Project Github link:https://github.com/SJTU-IPADS/PowerInfer
It seems like this can’t run all models, and needs custom ones trained from scratch: “ We introduce two new models: TurboSparse-Mistral-7B and TurboSparse-Mixtral-47B. These models are sparsified versions of Mistral and Mixtral […]. Notbly, our models are trained with just 150B tokens within just 0.1M dollars”.
It remains to be seen how good these custom models are.
The hyperbollocks marketingspeak in the summary paragraph put me off:
"The key insight of PowerInfer-2 is to utilize the heterogeneous computation, memory, and I/O resources in smartphones by decomposing traditional matrix computations into fine-grained neuron cluster computations. Specifically, PowerInfer-2 features a polymorphic neuron engine that adapts computational strategies for various stages of LLM inference. Additionally, it introduces segmented neuron caching and fine-grained neuron-cluster-level pipelining, which effectively minimize and conceal the overhead caused by I/O operations."
Ahem, what? Let's overload a biological construct "neuron" to imbue it with magical technopowers and then derive the rest of our BS from this. No sale.

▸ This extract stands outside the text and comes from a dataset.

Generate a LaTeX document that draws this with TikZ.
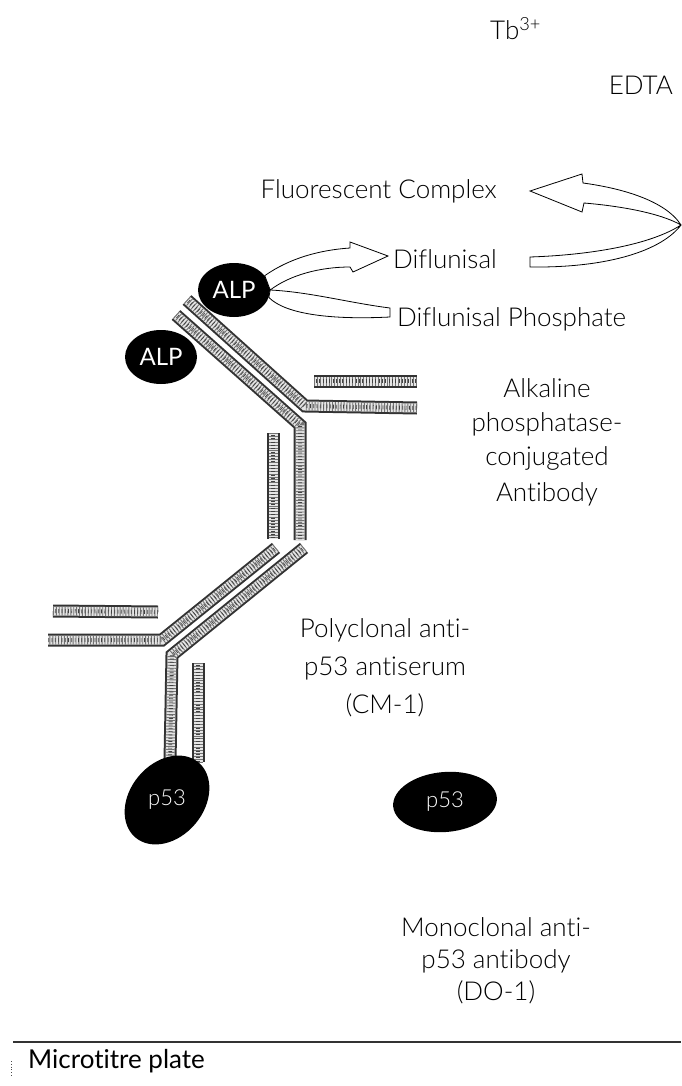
\documentclass[tikz,border=0pt]{standalone}
\usepackage{fontspec}
\setmainfont{Lato}[UprightFont={* Light}, BoldFont={*}, Ligatures=NoCommon]
\usetikzlibrary{shapes.geometric}
\newcommand\abband[1]{\draw[bandout] #1; \draw[bandin] #1; \draw[bandsp] #1; \draw[bandsq] #1;}
\begin{document}
\begin{tikzpicture}[x=1pt,y=-1pt,
  lbl/.style={font=\fontsize{26}{30}\selectfont, inner sep=0pt, text=black},
  bandout/.style={line width=13pt, draw=black!80, line join=miter},
  bandin/.style={line width=9pt, draw=gray!20, line join=miter},
  bandsp/.style={line width=9pt, draw=black!55, dash pattern=on 0.9pt off 2pt, line join=miter},
  bandsq/.style={line width=4pt, draw=black!75, dash pattern=on 0.7pt off 2.6pt, dash phase=1.3pt, line join=miter},
  enz/.style={ellipse, fill=black, inner sep=0pt, minimum width=72pt, minimum height=54pt},
  enztxt/.style={text=white, inner sep=0pt, font=\fontsize{24}{24}\selectfont\bfseries},
  ptn/.style={ellipse, fill=black, inner sep=0pt},
  ptntxt/.style={text=white, inner sep=0pt, font=\fontsize{22}{22}\selectfont},
  flow/.style={draw=black, fill=white, line width=0.8pt, line join=miter}
]
\useasboundingbox (0,0) rectangle (681,1086);
\fill[white] (0,0) rectangle (681,1086);

% texts top
\node[lbl, anchor=base west] (tb) at (490,40) {Tb\textsuperscript{3+}};
\node[lbl, anchor=base east] (edta) at (673,95) {EDTA};
\node[lbl, anchor=base east] (fc) at (497,198) {Fluorescent Complex};
\node[lbl, anchor=base west] (dif) at (393,268) {Diflunisal};
\node[lbl, anchor=base west] (difp) at (397,326) {Diflunisal Phosphate};

% antibody bands: upper (ALP-conjugated)
\abband{(187,300) -- (305,406) -- (417,408)}
\abband{(176,315) -- (300,425) -- (300,540)}
\abband{(314,381) -- (417,381)}
\abband{(273,433) -- (273,539)}
% lower (polyclonal)
\abband{(276,548) -- (162,640) -- (48,640)}
\abband{(304,548) -- (172,655) -- (170,761)}
\abband{(53,611) -- (158,612)}
\abband{(198,663) -- (198,762)}

% enzymes
\node[enz] (alp1) at (234,290) {};
\node[enztxt] (alp1t) at (alp1.center) {ALP};
\node[enz] (alp2) at (161,357) {};
\node[enztxt] (alp2t) at (alp2.center) {ALP};

% reaction arrows from ALP
\draw[flow] (alp1.25) .. controls (290,258) and (320,250) .. (350,248) -- (350,242) -- (388,256) -- (353,272) -- (350,267) .. controls (320,267) and (290,275) .. (alp1.east) -- cycle;
\draw[flow] (alp1.east) .. controls (310,292) and (350,303) .. (390,308) -- (390,317) .. controls (330,320) and (285,314) .. (alp1.-12) -- cycle;

% U-turn arrow Diflunisal -> Fluorescent Complex
\coordinate (ufold) at (681,225);
\draw[flow] (530,267) .. controls (610,268) and (662,250) .. (ufold) .. controls (665,200) and (620,188) .. (583,183) -- (582,174) -- (530,191) -- (582,212) -- (584,203) .. controls (620,206) and (660,213) .. (ufold) .. controls (650,245) and (590,255) .. (530,257) -- cycle;

% p53
\node[ptn, minimum width=98pt, minimum height=74pt, rotate=50] (p53a) at (167,800) {};
\node[ptntxt] (p53at) at (p53a.center) {p53};
\node[ptn, minimum width=104pt, minimum height=60pt, rotate=5] (p53b) at (445,802) {};
\node[ptntxt] (p53bt) at (p53b.center) {p53};

% labels
\node[lbl, anchor=base] (alk1) at (547,397) {Alkaline};
\node[lbl, anchor=base] (alk2) at (547,431) {phosphatase-};
\node[lbl, anchor=base] (alk3) at (547,465) {conjugated};
\node[lbl, anchor=base] (alk4) at (547,501) {Antibody};

\node[lbl, anchor=base] (pol1) at (385,637) {Polyclonal anti-};
\node[lbl, anchor=base] (pol2) at (385,675) {p53 antiserum};
\node[lbl, anchor=base] (pol3) at (385,713) {(CM-1)};

\node[lbl, anchor=base] (mon1) at (496,936) {Monoclonal anti-};
\node[lbl, anchor=base] (mon2) at (496,968) {p53 antibody};
\node[lbl, anchor=base] (mon3) at (496,1000) {(DO-1)};

% plate
\coordinate (pl) at (13,1042);
\coordinate (pr) at (681,1042);
\draw[black!80, line width=1.3pt] (pl) -- (pr);
\draw[black!70, dotted, line width=0.8pt] (11,1061) -- (11,1077);
\node[lbl, anchor=base west, font=\fontsize{26}{30}\selectfont\bfseries] (mp) at (28,1068) {Microtitre plate};
\end{tikzpicture}
\end{document}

The speed improvement is only for models that don't entirely fit in memory, i.e. memory-starved llama.cpp degenerates to ~20x slower.
However, this scheme does reduce memory usage by 40%, meaning it allows models that are 67% bigger. It's a quality improvement, not a performance one.
> For models that fit entirely within the memory, PowerInfer-2 can achieve approximately a 40% reduction in memory usage while maintaining inference speeds comparable to llama.cpp and MLC-LLM.